Progress on Gang Front
The latest annual report from the Orange County district attorney’s office contains more encouraging news about gangs in Orange County. The number of violent crimes, including murders, declined last year.
A computer problem made information about the number of gangs and their membership in the county unreliable. If there was an increase, it appears to have been small.
Orange County has suffered from gang problems over the years. But agencies such as the Probation Department, the district attorney’s office and individual police departments deserve credit for looking for solutions.
Dist. Atty. Anthony J. Rackauckas, who took office last January, has promised to expand anti-gang measures. That would be wise. Rackauckas was properly restrained in saying that while the fight against crime has registered success, “we still have a way to go.”
Law enforcement officials believe that one reason gang crime has dropped is the crackdown on gang leaders. Identifying and prosecuting the leaders disrupts operations. Some members form new gangs and recruit new members, but the violence diminishes at least temporarily.
The capacity of gangs for wreaking mayhem on their foes and terrorizing neighborhoods should not be discounted.
A Costa Mesa neighborhood was stunned six weeks ago when an alleged gang member, who was arrested last week, walked up to a garage-turned-apartment and fired blindly through the door. Police said the gunman intended to kill alleged members of a rival gang. Instead, he killed a 15-year-old and her 7-month-old fetus.
The July 4 weekend witnessed a spate of shootings that left four dead, all believed gang-related. Three youths, two in Stanton and one in Westminster, were Vietnamese.
Last year a survey of Vietnamese Americans in Westminster, the center of Little Saigon, found that youngsters joined gangs because their friends did and because the gang life seemed glamorous. Tensions stemming from a clash between the culture of Vietnam-born parents and America-born children were not as important.
Westminster authorities said nearly half the delinquency among Asian youths in the city could be traced to Vietnamese gang members. The increase in violence among the gangs was especially worrisome.
However, the district attorney’s report notes that Asians were involved in less than 9% of the gang cases filed by prosecutors in 1998; Latino gangs accounted for about 68% of the filings.

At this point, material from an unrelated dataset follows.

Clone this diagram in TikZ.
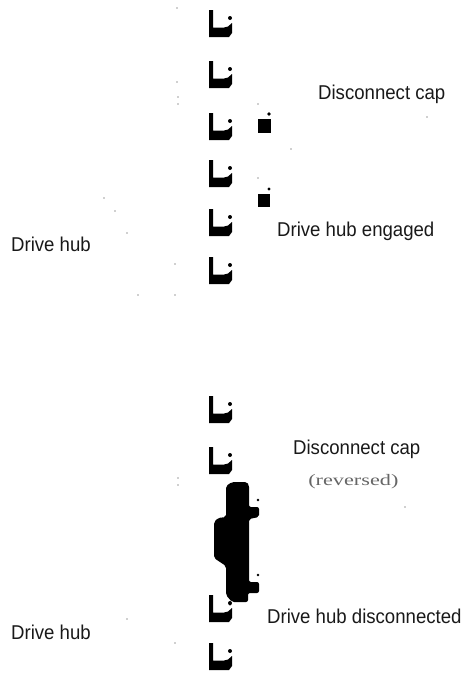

Gang homicides numbered 74 in 1993, but since have declined sharply, totaling 32 last year. A troubling statistic was that only 10 of the 32 cases were solved, in part because of a reluctance of witnesses to testify.
The district attorney’s office established a gang unit more than a decade ago. It now includes 10 investigators and 10 lawyers specializing in prosecuting gang cases. Last year the county joined local law enforcement agencies across the state and the California Department of Justice in a system known as CalGangs.
The statewide computer system lists gangs, members and convictions for crimes. Law enforcement officials say they have rigid guidelines about who can be included in the database; most who are listed admit to being gang members. That’s important. Wrongly identifying someone as a gang member can haunt the victim for years.
The district attorney’s report says the system also is designed to purge information on individuals with no gang activity for five years. But computer problems caused the purging to be suspended last year. That led to an apparent increase in the number of gang members.
Even with a decline in robberies and killings, violent crime remains a major public concern in Orange County. Police and prosecutors need to be aware of public perceptions as well as reality. That is one reason community policing has been a success in many parts of the county; seeing police officers on patrol raises the comfort level in a neighborhood.
The Target program, grouping police, prosecutors and probation officers for a coordinated attack on gang members committing crimes, has had good results since it was established five years ago. Now there are 12 Target teams in the county. That’s a realistic acknowledgment that although violent crime may be waning, gangs still need to be a top priority of law enforcement officials.